Anyway, obviously the Red Queen did not honor her promises once she was out of the void; she stole the magic glitter and flitted away. Alice had kept a little herself, and so she was able to use it to see Jafar’s palace and set out in the right direction. But—BIG EMOTIONAL REVEAL—the Red Queen DID use the magic to turn Will back into a real boy. Okay, she still loves him, nice. Meanwhile, Cyrus the genie had finally finished welding metal with a chicken bone and had escaped his giant birdcage, so he and Alice have nothing between them now except for 300 miles of CGI jungle. Hurrah!

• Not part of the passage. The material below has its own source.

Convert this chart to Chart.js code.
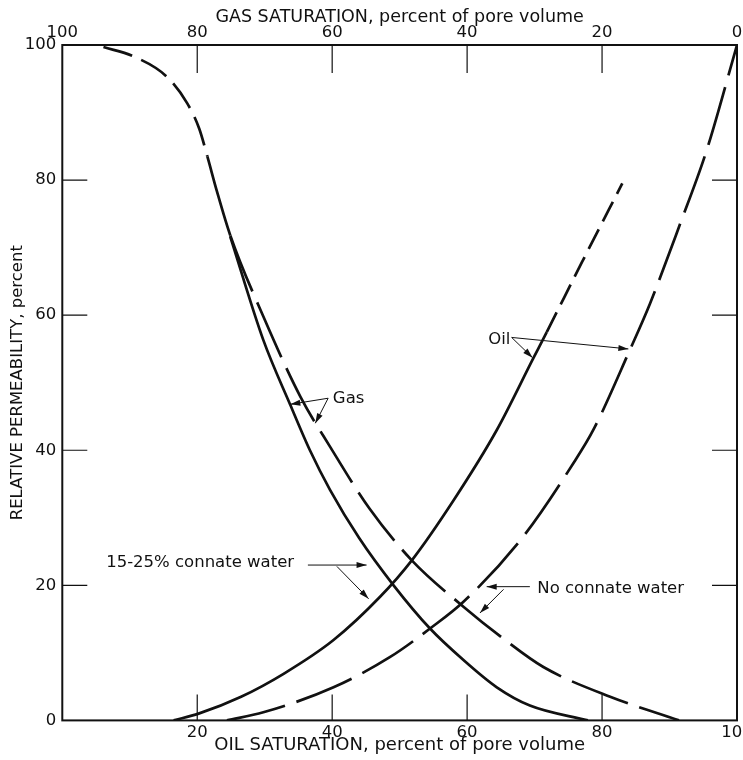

All in all, this was a pleasant, simple episode that added a few layers of emotional complexity to one of the series’ most cartoonish characters. The Red Queen definitely needed some characteristics beyond "evil" and "sexy," and we got them. I do wish that this episode had been front-loaded to air earlier in the season—it would've been nice to see more of the Knave and the Red Queen’s backstory in the pilot, and the classically styled Alice and the general creepiness would've been a lot more engaging than the marshmallow swamp and terrible animated caterpillar and all that foolishness we endured in the first two episodes.
I think it's likely that Wonderland will continue to unspool its truncated tale, if only because of the continued success of its mother franchise. And after this episode I’m a lot less bored by that prospect. I want to find out whether Red and Knave ever make up. I want to know where Silver Fox went. (Body of Evidence-style murder by SEX?!) And it'll be a tinier bit easier to root for Cyrus when he’s going to be doing something other than sitting around. Hurrah!
... Have you ever fallen in love with a burglar who broke into your house?
... Have you ever spent two weeks foraging in the woods with your true love?
... Why can’t Cyrus do any kind of magic for himself?
... Does Alice’s reluctance to wish for Cyrus to be by her side make less and less sense as both of them continue to veer toward mortal peril? (a.k.a., Can the "consequences" of making a big wish really be worse than dying while crossing a rift in the Earth's crust?)
... Pretty obvious, right, that the guy in the cage next to Cyrus was the Sultan who fathered Jafar and that Jafar wants him to make Jafar his official heir?
... Should ABC try other OUAT franchises? Do you think it's likely they will, given the dismal performance of Wonderland?